## start DATA TO PROCESS

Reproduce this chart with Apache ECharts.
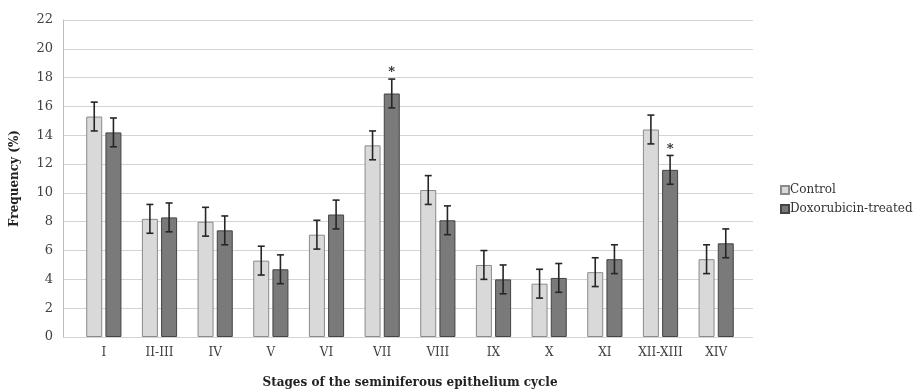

## end DATA TO PROCESS
## start DATA TO PROCESS

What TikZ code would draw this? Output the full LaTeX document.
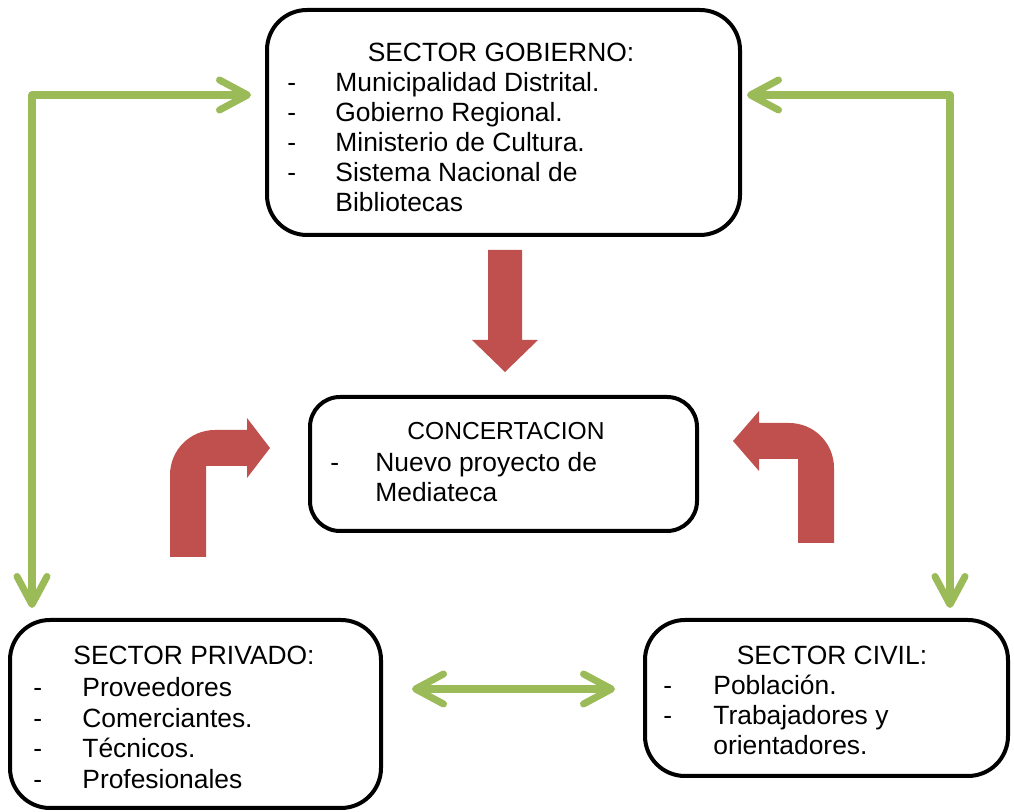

## end DATA TO PROCESS
## start DATA TO PROCESS

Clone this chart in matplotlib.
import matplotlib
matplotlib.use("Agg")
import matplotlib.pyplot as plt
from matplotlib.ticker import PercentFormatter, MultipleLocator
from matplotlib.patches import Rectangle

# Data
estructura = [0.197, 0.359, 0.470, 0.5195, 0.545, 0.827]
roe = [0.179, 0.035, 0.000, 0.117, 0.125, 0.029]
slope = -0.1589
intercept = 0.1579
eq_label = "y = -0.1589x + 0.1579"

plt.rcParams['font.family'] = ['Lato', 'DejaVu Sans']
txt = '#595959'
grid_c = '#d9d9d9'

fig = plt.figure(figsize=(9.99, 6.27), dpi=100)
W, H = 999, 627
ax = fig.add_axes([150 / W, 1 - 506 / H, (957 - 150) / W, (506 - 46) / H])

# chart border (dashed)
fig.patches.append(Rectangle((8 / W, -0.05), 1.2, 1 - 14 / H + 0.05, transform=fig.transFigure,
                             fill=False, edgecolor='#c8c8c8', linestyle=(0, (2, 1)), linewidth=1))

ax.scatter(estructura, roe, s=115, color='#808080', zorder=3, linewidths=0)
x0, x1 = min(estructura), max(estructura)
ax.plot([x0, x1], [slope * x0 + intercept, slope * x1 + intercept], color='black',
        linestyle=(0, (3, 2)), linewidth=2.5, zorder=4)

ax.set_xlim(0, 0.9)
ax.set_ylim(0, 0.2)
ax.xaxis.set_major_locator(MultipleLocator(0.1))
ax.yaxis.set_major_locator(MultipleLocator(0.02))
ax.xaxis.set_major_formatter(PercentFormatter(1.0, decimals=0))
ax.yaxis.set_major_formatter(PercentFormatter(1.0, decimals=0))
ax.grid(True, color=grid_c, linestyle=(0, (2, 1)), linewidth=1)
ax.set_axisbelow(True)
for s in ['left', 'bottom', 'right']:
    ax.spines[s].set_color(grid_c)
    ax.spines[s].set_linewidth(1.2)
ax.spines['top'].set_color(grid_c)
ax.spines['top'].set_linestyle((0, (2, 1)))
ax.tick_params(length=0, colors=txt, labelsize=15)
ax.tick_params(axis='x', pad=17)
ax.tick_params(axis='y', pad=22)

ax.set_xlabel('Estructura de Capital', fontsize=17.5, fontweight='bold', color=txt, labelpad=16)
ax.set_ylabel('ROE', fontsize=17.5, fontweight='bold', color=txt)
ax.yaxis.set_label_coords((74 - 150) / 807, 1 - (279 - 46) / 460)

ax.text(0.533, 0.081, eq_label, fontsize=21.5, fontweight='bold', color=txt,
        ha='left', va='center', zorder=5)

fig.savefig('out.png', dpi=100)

## end DATA TO PROCESS

» INSTRUCTIONS FOR THE TASK
Which lines contain "chart"? Show each of them.

» ANSWER BELOW
Reproduce this chart with Apache ECharts.
Clone this chart in matplotlib.
# chart border (dashed)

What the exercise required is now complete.